Finados 2023
Parece-me que a data de hoje, dedicada a Todos os Santos, já foi um dia santificado. Em todo o caso, era uma data religiosa especial para a igreja católica. Além das cerimônias religiosas, as pessoas aproveitavam a folga do trabalho para ir ao cemitério. O costume secular evocava, ordenava até e as mulheres, aquelas santas donas de casa e mães de muitos filhos, não deixavam de ir ao cemitério para limpar as sepulturas e ornamentá-las com flores brancas – lírios, margaridas, copos-de-leite e crisântemos – símbolos da paz e do descanso eterno.
Era uma preparação para o dia seguinte – Finados – feriado universal dedicado ao culto dos mortos. Hoje, mulheres ainda vão ao cemitério, principalmente as representantes daquela geração de servas do lar, fiéis cumpridoras da promessa ao pé do altar e de tudo por amor à família.
Os costumes mudaram, mas a verdade é que não desapareceram. Amanhã, muita gente levará flores e acenderá velas nas sepulturas dos seus entes queridos. Eu serei um deles. Depois que envelheci, talvez por estar aposentado e ter mais tempo para pensar na vida, passei a me lembrar mais dos familiares já falecidos.
Então, irei aos cemitérios de Tijucas e, em seguida, ao antigo cemitério de São Miguel, em Biguaçu, onde estão sepultados meus avós e meus pais. Neste pequeno cemitério, estão enterradas famílias de açorianos que vieram povoar o litoral catarinense, a partir da segunda metade do século 18, a maioria para viver da pesca artesanal e buscar, nas águas salgadas de um mar nem sempre tranquilo, o peixe-sustento da família. Navegavam mar adentro, em canoas feitas de um pau só de garapuvu que, nesta época de finados, já está a florir para pontear as encostas da nossa Serra do Mar com belos topetes dourados.
Não levarei flores de plástico porque, em vida, eles sempre cultivaram flores nos jardins da nossa casa, essas preciosas obras de arte da natureza que, assim como nós, nascem, vivem mais ou menos tempo, exalam os seus delicados perfumes e depois fenecem, cumprindo o inexorável ciclo da vida.
Herdeiros que somos da cultura judaico-cristã, visitando cemitérios ou longe das sepulturas, amanhã lembraremos com tristeza e pesar dos nossos familiares e amigos já falecidos.
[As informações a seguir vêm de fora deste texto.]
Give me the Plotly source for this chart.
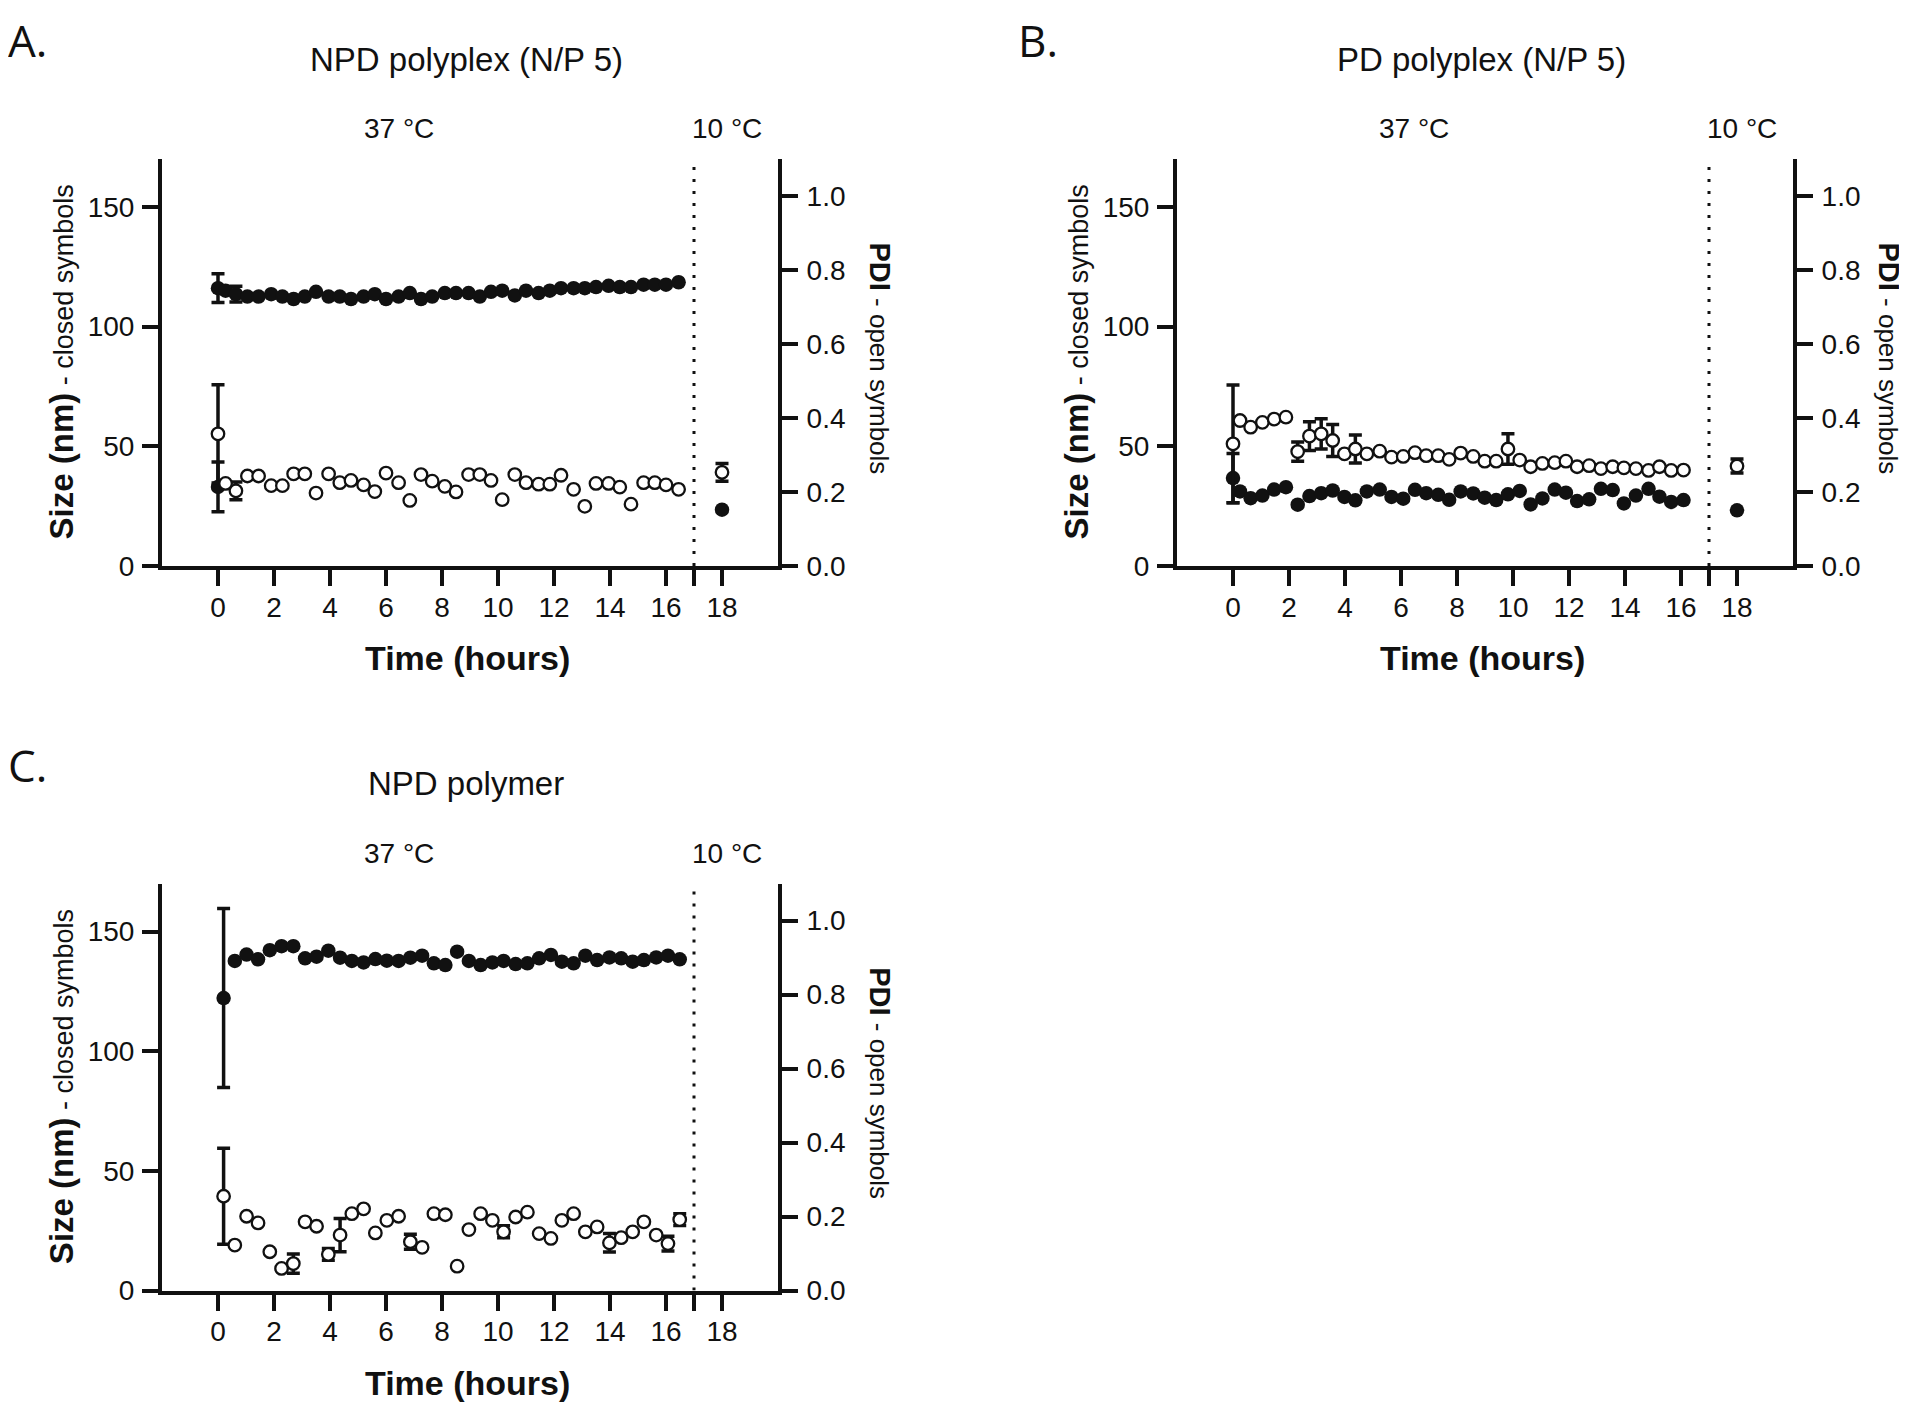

Tem sido assim, desde os primórdios do cristianismo, que pode ter sua origem na narrativa bíblica da dolorosa e sofrida morte de Cristo, a caminho do calvário.
É claro que nem todos são ou se consideram velhos. Para os mais jovens, o Dia de Finados não significa compromisso com cemitério. Os que podem botar os pés ou os pneus na estrada partirão amanhã para mais uma viagem de lazer. E, se houver tempo, os seus mortos serão lembrados em breves instantes ao volante de um automóvel, nas asas de um avião ou em divertidos jantares.